Yesterday afternoon I had an email conversation with a Ukrainian friend in Kyiv, and last night, unsurprisingly, I had bad dreams. This morning I read that an apartment block in Nataliya's part of Kyiv had been shelled.
'Are you OK?' I
emailed.
Yes, she is OK,
if by OK you mean alive.
How can it be
that I am here in this safe and quiet house and she is there in that hell?
Every morning,
a woman in Lviv called Antipina Yaroslava greets her thousands of
followers on Twitter, saying she is drinking her war coffee,
and people all over the world respond with photos of where they are and what they are drinking - coffee, tea - sending her good wishes, love, hope, courage, prayers. She likes the connection. It's a form of solidarity. So far this morning 339 people have sent her messages.

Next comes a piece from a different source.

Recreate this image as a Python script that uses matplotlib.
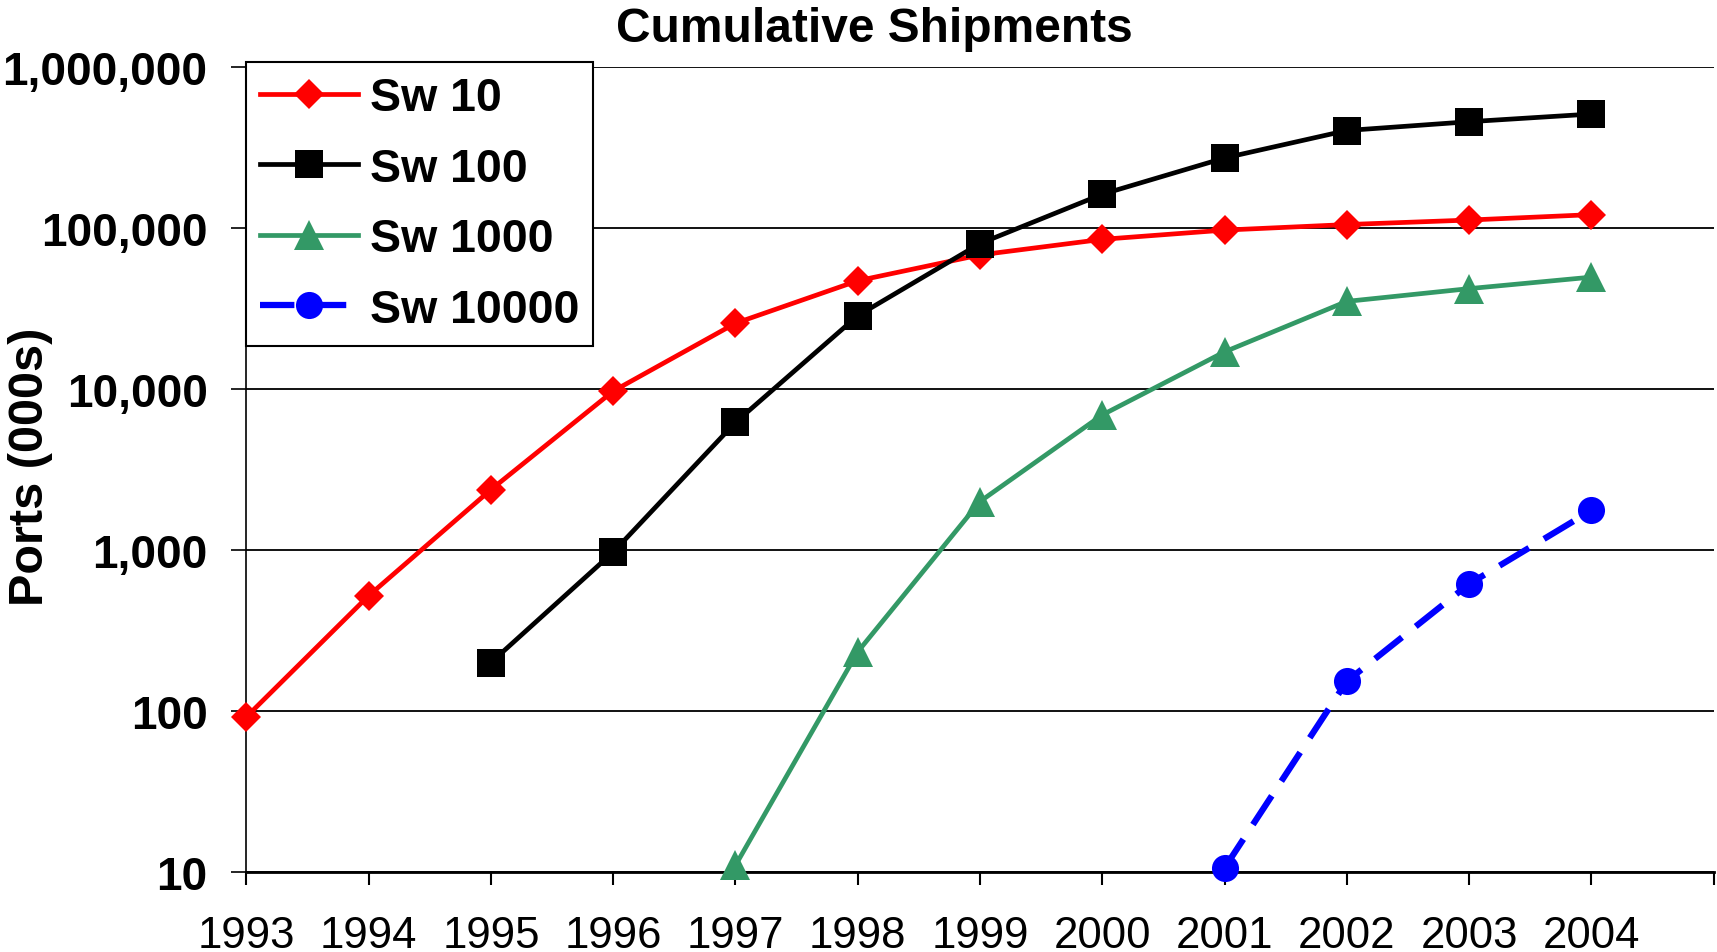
import numpy as np
import matplotlib
matplotlib.use("Agg")
import matplotlib.pyplot as plt
from matplotlib.ticker import FixedLocator, FuncFormatter, NullLocator

# ---- data ----
years = [1993, 1994, 1995, 1996, 1997, 1998, 1999, 2000, 2001, 2002, 2003, 2004]
nan = np.nan
sw10 = [92, 520, 2370, 9700, 25600, 47000, 68000, 85000, 97000, 105000, 112000, 121000]
sw100 = [nan, nan, 200, 970, 6200, 28500, 80000, 162000, 272000, 403000, 457000, 510000]
sw1000 = [nan, nan, nan, nan, 11, 233, 2000, 6900, 17000, 35000, 42000, 49500]
sw10000 = [nan, nan, nan, nan, nan, nan, nan, nan, 10.6, 153, 615, 1760]
series_names = ["Sw 10", "Sw 100", "Sw 1000", "Sw 10000"]
y_ticks = [10, 100, 1000, 10000, 100000, 1000000]
title = "Cumulative Shipments"
ylabel = "Ports (000s)"

plt.rcParams['font.family'] = ['Liberation Sans', 'DejaVu Sans']

fig = plt.figure(figsize=(17.17, 9.53), dpi=100)
ax = fig.add_axes([0.1435, 0.0839, 0.998 - 0.1435, 0.9287 - 0.0839])

styles = [
    dict(color='#FF0000', marker='D', markersize=15, lw=3.4, ls='-'),
    dict(color='#000000', marker='s', markersize=20, lw=3.4, ls='-'),
    dict(color='#339966', marker='^', markersize=21.5, lw=3.4, ls='-'),
    dict(color='#0000FF', marker='o', markersize=19.5, lw=4.5, ls=(0, (5.5, 2.8))),
]
data = [sw10, sw100, sw1000, sw10000]
handles = []
for vals, name, st in zip(data, series_names, styles):
    h, = ax.plot(years, vals, color=st['color'], marker=st['marker'],
                 markersize=st['markersize'], markeredgewidth=0,
                 linewidth=st['lw'], linestyle=st['ls'], label=name,
                 clip_on=False, zorder=3)
    handles.append(h)

ax.set_yscale('log')
ax.set_ylim(10, 1000000)
ax.set_xlim(1993, 2005)

ax.yaxis.set_major_locator(FixedLocator(y_ticks))
ax.yaxis.set_minor_locator(NullLocator())
ax.yaxis.set_major_formatter(FuncFormatter(lambda v, p: f"{int(round(v)):,}"))

ax.xaxis.set_major_locator(FixedLocator(years + [2005]))
ax.xaxis.set_major_formatter(FuncFormatter(lambda v, p: str(int(round(v))) if int(round(v)) in years else ""))

ax.tick_params(axis='y', which='major', length=11, width=1.2, pad=17, labelsize=33, direction='out')
ax.tick_params(axis='x', which='major', length=9, width=1.5, pad=22, labelsize=31.5, direction='out')
for lab in ax.get_yticklabels():
    lab.set_fontweight('bold')

ax.grid(axis='y', which='major', color='#111111', linewidth=1.4, zorder=1)
ax.set_axisbelow(True)
for s in ['top', 'right']:
    ax.spines[s].set_visible(False)
ax.spines['left'].set_linewidth(1.2)
ax.spines['bottom'].set_linewidth(2.0)

fig.text(0.509, 0.956, title, ha='center', va='baseline', fontsize=34.5, fontweight='bold')
fig.text(0.018, 0.51, ylabel, ha='center', va='center', rotation=90, fontsize=35, fontweight='bold')

leg = ax.legend(handles=handles, loc='upper left', bbox_to_anchor=(0.0, 1.006),
                borderaxespad=0, fancybox=False, framealpha=1, edgecolor='black',
                prop=dict(size=33.5, weight='bold'), handlelength=2.1, handletextpad=0.25,
                labelspacing=0.57, borderpad=0.3, numpoints=1)
leg.get_frame().set_linewidth(1.5)
leg.set_zorder(5)

fig.savefig('out.png', dpi=100)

My Californian aging hippie friend and
I had a Facetime chat the other day, and I asked her if she had seen the moving
footage of German people at the Berlin railway station, greeting Ukrainian
refugees with offers of accommodation. No, she hadn't, but she had seen a line
of empty baby buggies left on a platform so mothers with babies could step off
the train and use them straight away. Who thought of that? How kind, how
empathetic.
I was upset and disturbed when I set off for my morning ride on the Trail. Now I feel better. I'm so fortunate to live here in this safe and quiet place, with daffodils about to come out in the garden, and cows in the field along the lane.